[begin Information shown]
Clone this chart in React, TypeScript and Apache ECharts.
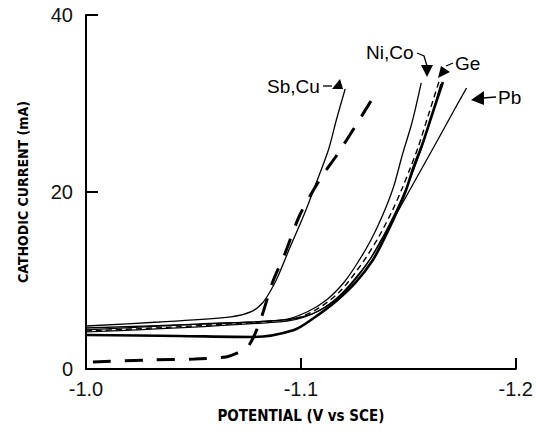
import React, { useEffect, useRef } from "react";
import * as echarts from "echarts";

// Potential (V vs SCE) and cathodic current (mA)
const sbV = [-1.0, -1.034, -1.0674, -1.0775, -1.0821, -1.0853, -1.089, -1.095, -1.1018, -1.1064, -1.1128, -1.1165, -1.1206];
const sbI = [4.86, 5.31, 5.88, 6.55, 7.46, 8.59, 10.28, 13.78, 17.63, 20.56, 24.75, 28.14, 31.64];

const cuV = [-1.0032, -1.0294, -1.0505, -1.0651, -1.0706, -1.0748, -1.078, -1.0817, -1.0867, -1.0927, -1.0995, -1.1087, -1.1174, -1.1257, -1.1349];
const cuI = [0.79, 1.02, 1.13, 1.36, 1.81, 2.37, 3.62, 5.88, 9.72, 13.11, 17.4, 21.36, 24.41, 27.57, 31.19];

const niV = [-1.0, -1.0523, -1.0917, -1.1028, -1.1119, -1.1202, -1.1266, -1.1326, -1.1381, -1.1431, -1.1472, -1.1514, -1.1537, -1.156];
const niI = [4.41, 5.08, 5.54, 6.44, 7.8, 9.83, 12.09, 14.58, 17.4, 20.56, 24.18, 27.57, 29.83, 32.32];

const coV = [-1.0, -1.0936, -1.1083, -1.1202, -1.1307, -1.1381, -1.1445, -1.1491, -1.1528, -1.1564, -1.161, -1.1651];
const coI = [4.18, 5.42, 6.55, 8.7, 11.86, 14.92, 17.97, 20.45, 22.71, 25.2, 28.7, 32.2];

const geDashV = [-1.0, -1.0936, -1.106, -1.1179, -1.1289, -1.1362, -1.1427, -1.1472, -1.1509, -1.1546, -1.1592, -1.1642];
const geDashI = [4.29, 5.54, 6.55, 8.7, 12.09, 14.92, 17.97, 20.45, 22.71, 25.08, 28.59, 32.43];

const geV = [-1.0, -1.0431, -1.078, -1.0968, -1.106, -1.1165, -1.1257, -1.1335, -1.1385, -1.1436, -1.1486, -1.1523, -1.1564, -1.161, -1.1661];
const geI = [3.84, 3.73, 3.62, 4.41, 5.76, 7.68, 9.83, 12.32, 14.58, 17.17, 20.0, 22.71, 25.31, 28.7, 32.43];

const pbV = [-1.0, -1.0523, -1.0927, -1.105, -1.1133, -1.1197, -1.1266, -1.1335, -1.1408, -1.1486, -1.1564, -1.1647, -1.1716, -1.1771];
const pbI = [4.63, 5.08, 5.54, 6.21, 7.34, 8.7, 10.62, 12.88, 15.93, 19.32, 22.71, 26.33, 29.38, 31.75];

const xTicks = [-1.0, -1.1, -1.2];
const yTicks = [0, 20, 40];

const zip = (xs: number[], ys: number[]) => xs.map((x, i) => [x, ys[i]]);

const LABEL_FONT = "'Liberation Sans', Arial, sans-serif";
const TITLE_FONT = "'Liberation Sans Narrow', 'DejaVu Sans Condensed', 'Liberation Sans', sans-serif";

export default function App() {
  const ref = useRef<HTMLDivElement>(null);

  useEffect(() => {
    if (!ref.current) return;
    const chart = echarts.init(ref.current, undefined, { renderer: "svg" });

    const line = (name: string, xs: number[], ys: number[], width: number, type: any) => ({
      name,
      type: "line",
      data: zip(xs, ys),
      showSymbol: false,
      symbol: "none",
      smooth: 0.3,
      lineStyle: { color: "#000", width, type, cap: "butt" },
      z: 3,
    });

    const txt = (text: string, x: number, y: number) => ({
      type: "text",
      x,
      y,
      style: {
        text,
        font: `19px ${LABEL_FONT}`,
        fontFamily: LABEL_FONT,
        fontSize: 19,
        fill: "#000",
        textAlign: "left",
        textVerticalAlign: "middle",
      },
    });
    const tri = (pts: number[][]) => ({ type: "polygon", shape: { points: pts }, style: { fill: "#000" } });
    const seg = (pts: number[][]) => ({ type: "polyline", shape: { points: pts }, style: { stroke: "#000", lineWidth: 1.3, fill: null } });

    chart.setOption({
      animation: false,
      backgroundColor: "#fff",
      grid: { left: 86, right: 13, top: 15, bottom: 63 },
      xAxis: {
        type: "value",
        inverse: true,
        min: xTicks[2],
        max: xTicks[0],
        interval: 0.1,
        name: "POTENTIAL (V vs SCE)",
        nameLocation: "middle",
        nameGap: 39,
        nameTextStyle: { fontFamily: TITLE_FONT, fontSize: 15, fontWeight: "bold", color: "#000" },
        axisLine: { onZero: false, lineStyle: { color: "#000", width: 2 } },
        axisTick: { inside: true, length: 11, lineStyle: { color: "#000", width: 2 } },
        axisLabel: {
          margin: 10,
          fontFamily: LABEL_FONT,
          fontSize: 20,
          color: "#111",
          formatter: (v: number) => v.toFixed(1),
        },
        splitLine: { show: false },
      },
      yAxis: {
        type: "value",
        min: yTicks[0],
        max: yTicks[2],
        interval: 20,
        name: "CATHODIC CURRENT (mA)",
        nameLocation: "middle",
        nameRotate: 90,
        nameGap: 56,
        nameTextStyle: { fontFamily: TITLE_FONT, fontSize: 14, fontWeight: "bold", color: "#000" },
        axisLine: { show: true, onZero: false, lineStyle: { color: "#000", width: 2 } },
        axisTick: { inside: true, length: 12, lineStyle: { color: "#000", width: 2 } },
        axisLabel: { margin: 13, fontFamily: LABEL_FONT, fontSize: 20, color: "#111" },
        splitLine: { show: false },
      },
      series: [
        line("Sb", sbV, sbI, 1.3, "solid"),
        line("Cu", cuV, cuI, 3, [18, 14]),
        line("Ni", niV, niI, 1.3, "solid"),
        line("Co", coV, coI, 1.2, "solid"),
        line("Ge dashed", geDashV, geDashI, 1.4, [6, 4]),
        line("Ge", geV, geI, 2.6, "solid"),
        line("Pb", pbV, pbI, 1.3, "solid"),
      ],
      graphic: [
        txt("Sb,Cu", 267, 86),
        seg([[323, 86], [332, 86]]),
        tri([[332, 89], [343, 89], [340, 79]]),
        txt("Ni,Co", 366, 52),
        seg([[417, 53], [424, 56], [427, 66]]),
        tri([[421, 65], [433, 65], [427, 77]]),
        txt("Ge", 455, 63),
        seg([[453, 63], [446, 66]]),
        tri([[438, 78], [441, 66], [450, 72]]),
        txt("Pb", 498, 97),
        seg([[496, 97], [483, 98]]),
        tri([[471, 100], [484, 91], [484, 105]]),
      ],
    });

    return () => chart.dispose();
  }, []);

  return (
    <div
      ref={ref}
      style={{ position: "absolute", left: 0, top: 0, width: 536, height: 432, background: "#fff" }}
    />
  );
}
[end Information shown]
### Instruction
Repeat the lines exactly as they stand, from the opening line of the data through the line with "25.2, 28.7, 32.2];". Pictures stay out of the copy.

### Response
Clone this chart in React, TypeScript and Apache ECharts.
import React, { useEffect, useRef } from "react";
import * as echarts from "echarts";

// Potential (V vs SCE) and cathodic current (mA)
const sbV = [-1.0, -1.034, -1.0674, -1.0775, -1.0821, -1.0853, -1.089, -1.095, -1.1018, -1.1064, -1.1128, -1.1165, -1.1206];
const sbI = [4.86, 5.31, 5.88, 6.55, 7.46, 8.59, 10.28, 13.78, 17.63, 20.56, 24.75, 28.14, 31.64];

const cuV = [-1.0032, -1.0294, -1.0505, -1.0651, -1.0706, -1.0748, -1.078, -1.0817, -1.0867, -1.0927, -1.0995, -1.1087, -1.1174, -1.1257, -1.1349];
const cuI = [0.79, 1.02, 1.13, 1.36, 1.81, 2.37, 3.62, 5.88, 9.72, 13.11, 17.4, 21.36, 24.41, 27.57, 31.19];

const niV = [-1.0, -1.0523, -1.0917, -1.1028, -1.1119, -1.1202, -1.1266, -1.1326, -1.1381, -1.1431, -1.1472, -1.1514, -1.1537, -1.156];
const niI = [4.41, 5.08, 5.54, 6.44, 7.8, 9.83, 12.09, 14.58, 17.4, 20.56, 24.18, 27.57, 29.83, 32.32];

const coV = [-1.0, -1.0936, -1.1083, -1.1202, -1.1307, -1.1381, -1.1445, -1.1491, -1.1528, -1.1564, -1.161, -1.1651];
const coI = [4.18, 5.42, 6.55, 8.7, 11.86, 14.92, 17.97, 20.45, 22.71, 25.2, 28.7, 32.2];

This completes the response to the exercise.